Carry none of the pictures over; write out the complete data exactly.

───

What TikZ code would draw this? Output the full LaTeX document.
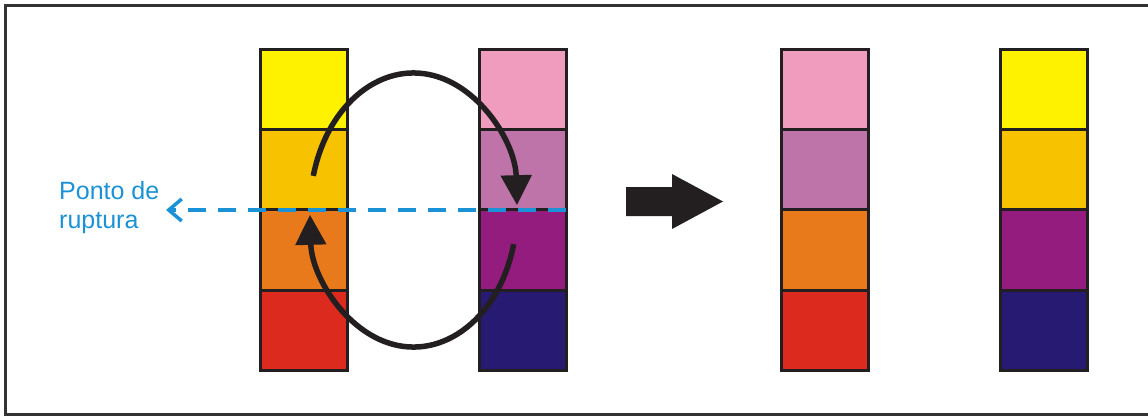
\documentclass[tikz,border=0pt]{standalone}
\usepackage{fontspec}
\setmainfont{Liberation Sans}
\usetikzlibrary{arrows.meta}
\definecolor{cYel}{HTML}{FFF200}
\definecolor{cGold}{HTML}{F7C200}
\definecolor{cOra}{HTML}{E97A1C}
\definecolor{cRed}{HTML}{DD2A1F}
\definecolor{cPink}{HTML}{F09CBF}
\definecolor{cMauve}{HTML}{BE73A9}
\definecolor{cPurp}{HTML}{931C7E}
\definecolor{cNavy}{HTML}{261A72}
\definecolor{cBlue}{HTML}{1C92D6}
\definecolor{cLine}{HTML}{231F20}
\begin{document}
\begin{tikzpicture}[x=1pt,y=-1pt,
  cell/.style={draw=cLine, line width=3pt, minimum width=87pt, minimum height=80.25pt, inner sep=0pt, outer sep=0pt},
  swaparc/.style={line width=5.5pt, draw=cLine, -{Triangle[length=30pt,width=30pt]}},
  breakline/.style={draw=cBlue, line width=3.5pt, dash pattern=on 18pt off 12pt, -{Straight Barb[length=13pt,width=22pt,line width=3.5pt]}},
  lbl/.style={text=cBlue, font=\fontsize{25}{29}\selectfont, align=left, inner sep=0pt},
  bigarrow/.style={fill=cLine}
]
\useasboundingbox (0,0) rectangle (1148,415);
\fill[white] (0,0) rectangle (1148,415);
\draw[line width=3pt, draw=black!80] (1160,5) -- (5,5) -- (5,414) -- (1160,414);

% columns
\foreach \cx/\pre/\ca/\cb/\cc/\cd in {304/a/cYel/cGold/cOra/cRed, 523/b/cPink/cMauve/cPurp/cNavy, 824.5/c/cPink/cMauve/cOra/cRed, 1043.5/d/cYel/cGold/cPurp/cNavy}{
  \node[cell, fill=\ca] (\pre1) at (\cx,89.6) {};
  \node[cell, fill=\cb] (\pre2) at (\cx,169.9) {};
  \node[cell, fill=\cc] (\pre3) at (\cx,250.1) {};
  \node[cell, fill=\cd] (\pre4) at (\cx,330.4) {};
}

% swap arcs
\coordinate (topstart) at (313.3,175.9);
\coordinate (botstart) at (513.7,244.1);
\draw[swaparc] (topstart) arc[start angle=165.6, end angle=2, x radius=103.5pt, y radius=137pt];
\draw[swaparc] (botstart) arc[start angle=-14.4, end angle=-178, x radius=103.5pt, y radius=137pt];

% break point
\node[lbl, anchor=base west] (label) at (59,228) {Ponto de\\ruptura};
\coordinate (brkR) at (566,210);
\coordinate (brkL) at (166,210);
\draw[breakline] (brkR) -- (brkL);

% big arrow
\fill[bigarrow] (626,187) -- (672,187) -- (672,174) -- (723,201.5) -- (672,229) -- (672,216) -- (626,216) -- cycle;
\end{tikzpicture}
\end{document}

───

> **Solution for this task**:
What TikZ code would draw this? Output the full LaTeX document.
\documentclass[tikz,border=0pt]{standalone}
\usepackage{fontspec}
\setmainfont{Liberation Sans}
\usetikzlibrary{arrows.meta}
\definecolor{cYel}{HTML}{FFF200}
\definecolor{cGold}{HTML}{F7C200}
\definecolor{cOra}{HTML}{E97A1C}
\definecolor{cRed}{HTML}{DD2A1F}
\definecolor{cPink}{HTML}{F09CBF}
\definecolor{cMauve}{HTML}{BE73A9}
\definecolor{cPurp}{HTML}{931C7E}
\definecolor{cNavy}{HTML}{261A72}
\definecolor{cBlue}{HTML}{1C92D6}
\definecolor{cLine}{HTML}{231F20}
\begin{document}
\begin{tikzpicture}[x=1pt,y=-1pt,
  cell/.style={draw=cLine, line width=3pt, minimum width=87pt, minimum height=80.25pt, inner sep=0pt, outer sep=0pt},
  swaparc/.style={line width=5.5pt, draw=cLine, -{Triangle[length=30pt,width=30pt]}},
  breakline/.style={draw=cBlue, line width=3.5pt, dash pattern=on 18pt off 12pt, -{Straight Barb[length=13pt,width=22pt,line width=3.5pt]}},
  lbl/.style={text=cBlue, font=\fontsize{25}{29}\selectfont, align=left, inner sep=0pt},
  bigarrow/.style={fill=cLine}
]
\useasboundingbox (0,0) rectangle (1148,415);
\fill[white] (0,0) rectangle (1148,415);
\draw[line width=3pt, draw=black!80] (1160,5) -- (5,5) -- (5,414) -- (1160,414);

% columns
\foreach \cx/\pre/\ca/\cb/\cc/\cd in {304/a/cYel/cGold/cOra/cRed, 523/b/cPink/cMauve/cPurp/cNavy, 824.5/c/cPink/cMauve/cOra/cRed, 1043.5/d/cYel/cGold/cPurp/cNavy}{
  \node[cell, fill=\ca] (\pre1) at (\cx,89.6) {};
  \node[cell, fill=\cb] (\pre2) at (\cx,169.9) {};
  \node[cell, fill=\cc] (\pre3) at (\cx,250.1) {};
  \node[cell, fill=\cd] (\pre4) at (\cx,330.4) {};
}

% swap arcs
\coordinate (topstart) at (313.3,175.9);
\coordinate (botstart) at (513.7,244.1);
\draw[swaparc] (topstart) arc[start angle=165.6, end angle=2, x radius=103.5pt, y radius=137pt];
\draw[swaparc] (botstart) arc[start angle=-14.4, end angle=-178, x radius=103.5pt, y radius=137pt];

% break point
\node[lbl, anchor=base west] (label) at (59,228) {Ponto de\\ruptura};
\coordinate (brkR) at (566,210);
\coordinate (brkL) at (166,210);
\draw[breakline] (brkR) -- (brkL);

% big arrow
\fill[bigarrow] (626,187) -- (672,187) -- (672,174) -- (723,201.5) -- (672,229) -- (672,216) -- (626,216) -- cycle;
\end{tikzpicture}
\end{document}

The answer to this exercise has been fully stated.